Anthea's basic argument is one that can't be repeated enough - people's bodies are expected to fit the built environment not the other way round and that's ridiculous (and also all capitalism's fault). But what her title made me think of was something I've been meaning to write about for a while - some of the subtler ways we reinforce the idea that people can pathologise taking up space.
I don't know if it's just a verbal quirk of the people I know, but reasonably often when a friend is ranting about someone who is annoying her she'll say "he takes up so much space."*
Most of the time if I'm going to respond to something people say that bothers me I have to have a line that I use (in fact few things make me feel cooler and more high than responding to fuck-wit things people say just off the cuff). In this circumstance, if I say anything at all I say "I hate that metaphor." Most people I know who use the concept of 'space' in this way don't think of it as a metaphor, but it is.

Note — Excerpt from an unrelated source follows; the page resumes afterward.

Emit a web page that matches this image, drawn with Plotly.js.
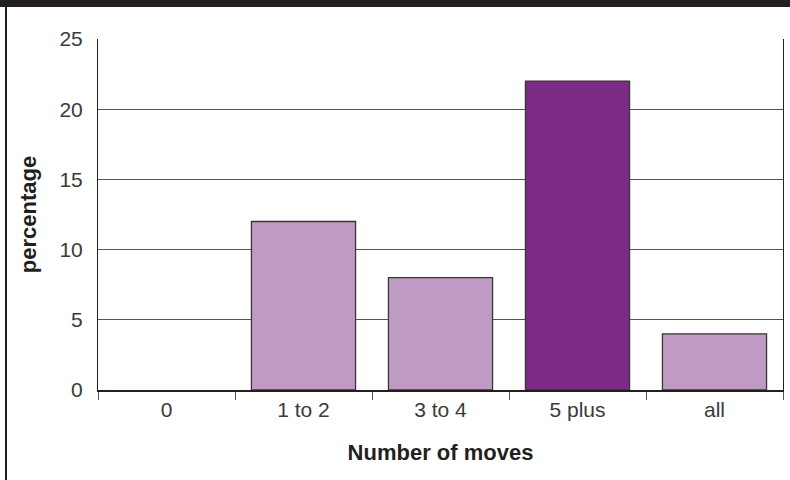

When you use a metaphor you're making a statement not just about what you're talking about, but also what you're comparing it to.** So when people criticise someone for 'taking up space' if they mean taking up time or attention they're implying that there is a scarcity of space, and there's not. Any scarcity of space is about the way the world is organised, and we should not legitimise that organisation by policing other people's physicality, even by implication.
* The pronouns here are representative of most of the conversations, which represents the strong pressure women feel not to take up space - either physically or metaphorically.
** I have known people whose metaphors make me want to say: "OK I disagree with your metaphor and your analysis of thing B, but actually we need to stop the conversation for a while to talk about your analysis of thing A, because that's even more disturbing to me."